While I'm not a big fan of a time limitation on an MMO, and I'm definitely not very skilled at micromanagement, Rail Nation is a lovely game that is relaxing to play. It does take time to grow on you, and its beta access means that the game still has a few issues that need to be ironed out.
You add stops in the schedule. At the first stop, the train will load goods. The game has some simple icons that show what will happen at each stop. Beginning routes will consist of trains that go out to one stop, pick up goods, and come back to unload them in the city. Once the schedule is submitted, the train goes on its route until it is stopped.
Starting a new route is easy to do and fun. You simply select another engine, hit the schedule button, and select which cities you want to go to. Of course, you'll be limited by the connections that you currently have and by the amount of time it might take the trains to move from one point to another, but I've learned the hard way that slow growth is much better for a newbie. I often become too excited and spend my starting funds and wind up with a couple of extra routes that do not seem very useful. I started a new game on a new server so that I had a better chance at a mre successful performing.
Associations are sort of like guilds. It's a group of players who work together to upgrade a particular city. Because the goal is to eventually be part of one of the top 10 cities in the game in order to participate in the endgame, pulling your weight (I mean, freight) is important. In order to do your job, ryou'll need two components.
- Wagons: These carry the goods that come from cities. The type you need for a particular good from a particular city becomes available once you make a connection to that city using tracks. The different wagon types all have unique costs.
- Tracks: Depending on the level of your Track Production building (which can be upgraded), you can lay down a certain number of tracks to different cities. Tracks are not cheap, so do not do what I did and buy some without considering what they connect to.
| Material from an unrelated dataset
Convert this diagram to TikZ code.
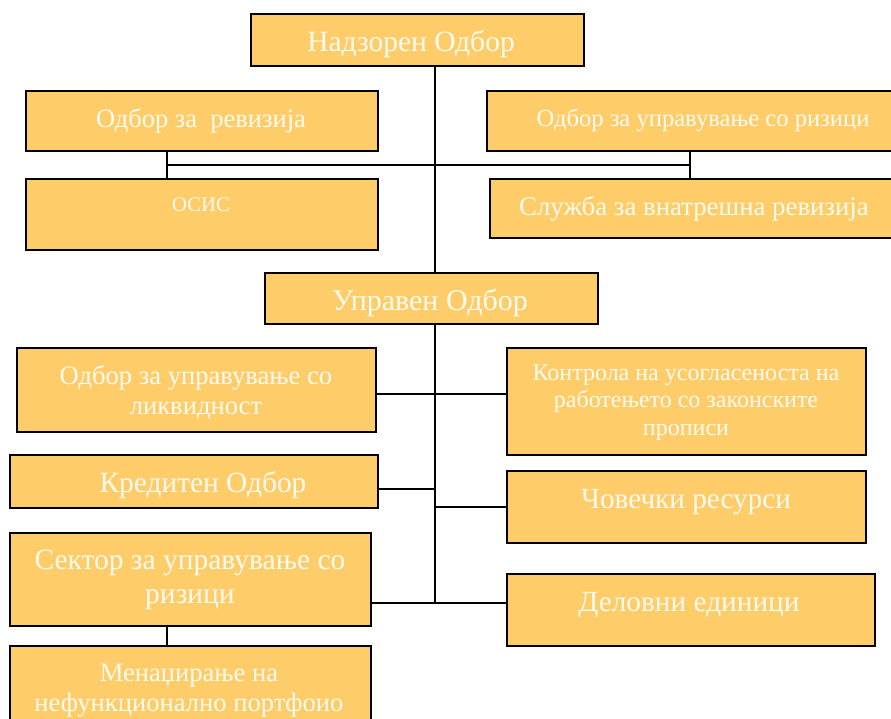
\documentclass[tikz,border=0pt]{standalone}
\usepackage{fontspec}
\setmainfont{Liberation Serif}
\definecolor{boxfill}{RGB}{254,204,104}
\definecolor{txtcol}{RGB}{255,251,240}
\newcommand\fsz[1]{\fontsize{#1}{1.15\dimexpr#1pt\relax}\selectfont}
\begin{document}
\begin{tikzpicture}[x=1pt,y=-1pt,
  box/.style={draw=black, line width=1.6pt, fill=boxfill, rectangle, anchor=north west, inner sep=0pt},
  lbl/.style={text=txtcol, align=center, inner sep=0pt, yshift=-2.5pt},
  conn/.style={draw=black, line width=1.3pt}]
\useasboundingbox (0,0) rectangle (891,719);
% boxes
\node[box, minimum width=333pt, minimum height=52pt] (nad) at (250,13) {};
\node[box, minimum width=352pt, minimum height=60pt] (rev) at (25,90) {};
\node[box, minimum width=352pt, minimum height=71pt] (osis) at (25,178) {};
\node[box, minimum width=410pt, minimum height=60pt] (rizb) at (486,90) {};
\node[box, minimum width=410pt, minimum height=59pt] (sluz) at (489,178) {};
\node[box, minimum width=333pt, minimum height=51pt] (upr) at (264,272) {};
\node[box, minimum width=359pt, minimum height=84pt] (likv) at (16,347) {};
\node[box, minimum width=359pt, minimum height=107pt] (kontr) at (506,347) {};
\node[box, minimum width=368pt, minimum height=53pt] (kred) at (9,454) {};
\node[box, minimum width=359pt, minimum height=72pt] (covek) at (506,470) {};
\node[box, minimum width=361pt, minimum height=93pt] (sekt) at (9,532) {};
\node[box, minimum width=368pt, minimum height=72pt] (delov) at (506,573) {};
\node[box, minimum width=361pt, minimum height=95pt] (men) at (9,645) {};
% connector coordinates
\coordinate (cx) at (435,0);
\coordinate (cl) at (167,165);
\coordinate (cr) at (690,165);
\coordinate (h1) at (0,394);
\coordinate (h2) at (0,489);
\coordinate (h3) at (0,507);
\coordinate (h4) at (0,603);
% connectors
\draw[conn] (nad.south -| cx) -- (upr.north -| cx);
\draw[conn] (cl) -- (cr);
\draw[conn] (rev.south -| cl) -- (osis.north -| cl);
\draw[conn] (rizb.south -| cr) -- (sluz.north -| cr);
\draw[conn] (upr.south -| cx) -- (h4 -| cx);
\draw[conn] (likv.east |- h1) -- (kontr.west |- h1);
\draw[conn] (kred.east |- h2) -- (h2 -| cx);
\draw[conn] (h3 -| cx) -- (covek.west |- h3);
\draw[conn] (sekt.east |- h4) -- (delov.west |- h4);
\draw[conn] (sekt.south -| cl) -- (men.north -| cl);
% texts
\node[lbl, font=\fsz{29.5}] (tnad) at (411,42) {Надзорен Одбор};
\node[lbl, font=\fsz{26.5}] (trev) at (201,118) {Одбор за\ \ ревизија};
\node[lbl, font=\fsz{20.7}] (tosis) at (201,202) {ОСИС};
\node[lbl, font=\fsz{24.6}] (trizb) at (703,118) {Одбор за управување со ризици};
\node[lbl, font=\fsz{26.8}] (tsluz) at (694,206) {Служба за внатрешна ревизија};
\node[lbl, font=\fsz{30}] (tupr) at (430,300) {Управен Одбор};
\node[lbl, font=\fsz{26.6}] (tlikv) at (196,390) {Одбор за управување со\\ликвидност};
\node[lbl, font=\fsz{24}] (tkontr) at (686,400) {Контрола на усогласеноста на\\работењето со законските\\прописи};
\node[lbl, font=\fsz{29.4}] (tkred) at (203,483) {Кредитен Одбор};
\node[lbl, font=\fsz{29.2}] (tcovek) at (686,500) {Човечки ресурси};
\node[lbl, font=\fsz{29.5}] (tsekt) at (190,577) {Сектор за управување со\\ризици};
\node[lbl, font=\fsz{29.3}] (tdelov) at (689,603) {Деловни единици};
\node[lbl, font=\fsz{26.6}] (tmen) at (189,688) {Менаџирање на\\нефункционално портфоио};
\end{tikzpicture}
\end{document}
I eventually used a third track to connect to a good that was needed in my host city, and I kept my other trains on short routes until my cash could be built up.
The game has plenty of issues, however. Lag, even on a powerful gaming rig, is a problem. The game is developed in Flash and will often lock up on a loading screen or will leave you hanging without access to certain areas. It's been in beta for a while now, but the developers continue to allow the purchase of virtual cash that can be used to speed up upgrades. Normally a game like Rail Nation is perfect for leaving on a separate monitor or tab while checking emails or performing other tasks, but the lag makes the game sometimes unplayable for those purposes. Perhaps a server upgrade or code tweak will smooth the game out.
The in-game chat is basically worthless as well. It updated at odd intervals, leaving all of my newbie questions unanswered. It's a shame when chat boxes are so wonky because chat is often the easiest way to find an answer to a question or to find players to play with.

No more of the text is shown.